Sometimes the poor relation of investment, more often left to their own devices, small and medium-sized enterprises (SMEs) rarely find the means to fulfill their vocation, which is to generate wealth, create jobs and, above all, assert themselves as the companies that make up the vast majority of Tunisia’s economic fabric.
In order to do so, and to overcome the indifference of the banking sector and the obstacles put in their way by other financiers, SMEs are naturally looking for other sources of finance, sometimes with more or less good results.
The Caisse des Dépôts et des Consignations (CDC) seems to have come at just the right time, having launched a 200-million-dinar credit line for subscribing to investment funds for the restructuring and revitalization of SMEs in difficulty, the CDC announced on Thursday in its capacity as the state’s financial arm.
This line, 120 million dinars of which will be financed by the Arab Fund for Economic and Social Development (FADES), consists of a specific aid scheme for SMEs proposed as part of the program for the revitalization of the Tunisian economy adopted by the government, said the CDC’s managing director, Néjia Gharbi, at a workshop entitled “Private equity: state of play and new programs at the CDC”.
She added that the remaining amount (80 million dinars) would be raised by the CDC, which would contribute 40% of the 20 funds earmarked for this purpose.
Gharbi pointed out that the aim was to provide SMEs with liquidity and financial resources to ensure their financial stability while enabling them to develop their activities.
This financial support will contribute to solving the problems of undercapitalization and over-indebtedness of SMEs, especially those that no longer have access to bank financing,” said Karim Bououni, head of the CDC business unit.
The aim is also to ensure that SMEs with development potential have access to high-quality financing, to provide them with the means to improve their financial situation, to mobilize financing and to ensure financial stability and the development of the economic fabric of SMEs,” he added.
Supporting the resilience of SMEs
The CDC has also just launched the “Impact” fund, which aims to support actors in the regions in order to promote regional development, contribute to political stability, create clusters and strengthen regional centers of expertise, reports TAP.
With a budget of 100 million dinars, this fund is CDC’s response to Tunisian companies operating in the regions.

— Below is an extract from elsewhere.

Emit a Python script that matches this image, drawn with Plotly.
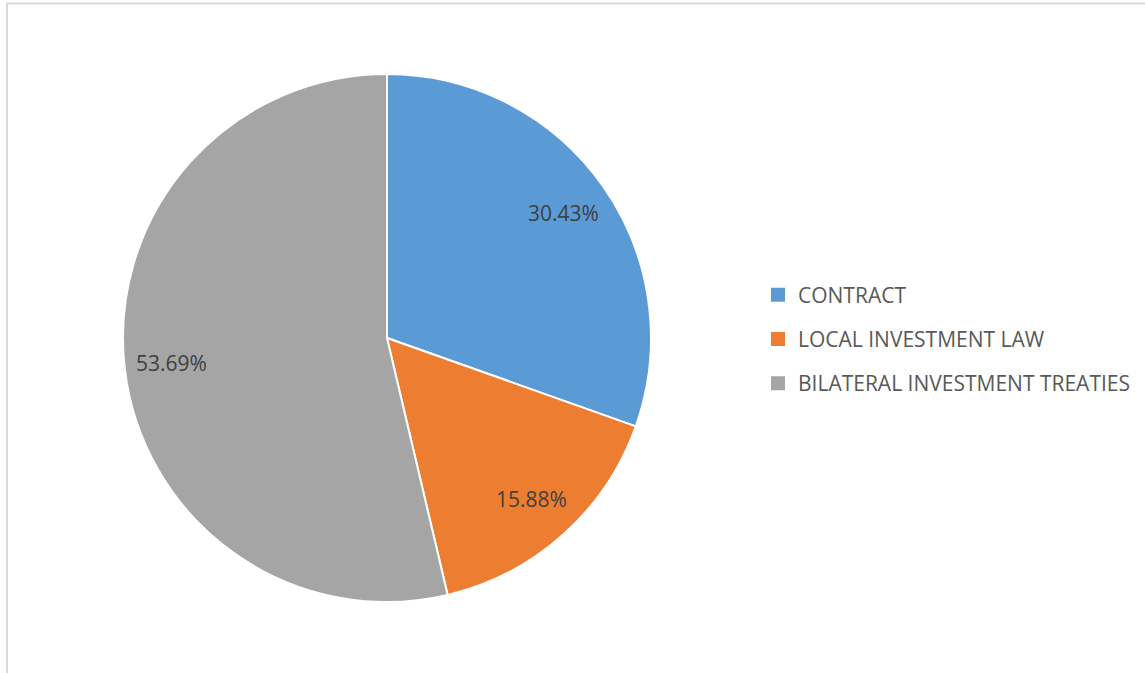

The aim is to help them overcome development imbalances and structural problems and ensure a growth path by stimulating investment, said Koubeyel Elabed, manager at the CDC.
The CDC is in the process of raising funds and the first “impact” operations will be implemented thanks to financing currently under discussion with the World Bank (WB).
The “Impact” interventions will focus on companies that promote the reconciliation of financial, social and environmental aspects.
The aim is to promote value creation, chain upgrading and the creation of decent, sustainable, higher value-added jobs by focusing on regional sectors and centers of excellence.
What about relay funds?
In addition to this fund, CDC has established the “Relay” fund, which aims to provide an exit solution (cash-out) for other investment funds to continue supporting the companies in their portfolios.
With a target size of 100 million dinars, this mechanism, which is also in the fundraising phase, will focus on SMEs that have demonstrated their resilience and have a strong potential for recovery and growth.
During the 2012/2022 period, the CDC has actively supported SMEs through subscriptions to various investment funds,” said the CDC’s CEO.
Thanks to subscriptions totaling 446 million dinars to 26 funds by the end of 2022 (of which 21 local and 5 international), CDC has contributed to the creation of management companies and investment funds, thereby strengthening the private equity market in Tunisia, she recalled.
A total of 188 projects have been created thanks to the Fund’s investments, including 80 in regional development zones. These investments have created and maintained 21,481 sustainable jobs, including 6,752 for women and 5,716 for young people.